Wednesday, June 28, 2006

Back to the Drawing Board

The U.S. Supreme Court today upheld all but one of the changes made back in 2003 to Texas' congressional districting map.
By a 5-4 vote, the court said the 23rd District in Southwest Texas, represented by Republican Henry Bonilla, was unconstitutional because its design violated the rights of some Hispanic voters. Reshaping the district, a task that apparently now is assigned to federal court in Texas, would force a change in at least one other neighboring district.

But the high court ruling preserved the other districts in the Houston area and elsewhere that were created by the Texas Legislature in 2003. This includes a Dallas-area district whose constitutionality was challenged by black voters.
The "one other neighboring district" that will likely require changes is the 25th District, represented by Democrat Lloyd Doggett of Austin and which currently stretches from Austin to the Mexican border.

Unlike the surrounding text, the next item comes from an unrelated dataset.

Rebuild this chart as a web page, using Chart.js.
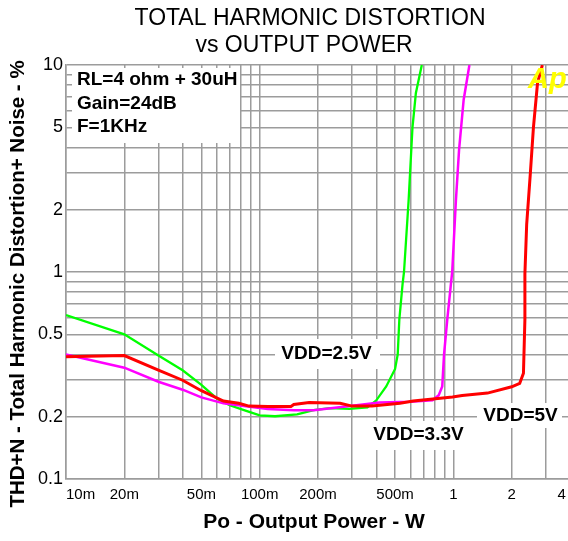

I found it interesting that the Houston Chronicle and the Austin-American Statesman seemed to look at the court's decision in two very different lights, as reflected by their headlines:

Chronicle: Most of Texas' redistricting map upheld
Statesman: Supreme Court throws out part of Texas congressional map

Both papers seemed to agree on one point, though: that former House Majority Leader Tom DeLay was the evil engineer behind the malevolent redistricting act. The Austin reporter spent almost a quarter of his article on the charges against DeLay, and seemed almost gleeful in his subtle reminder that the redistricting move "indirectly led to [DeLay's] political demise."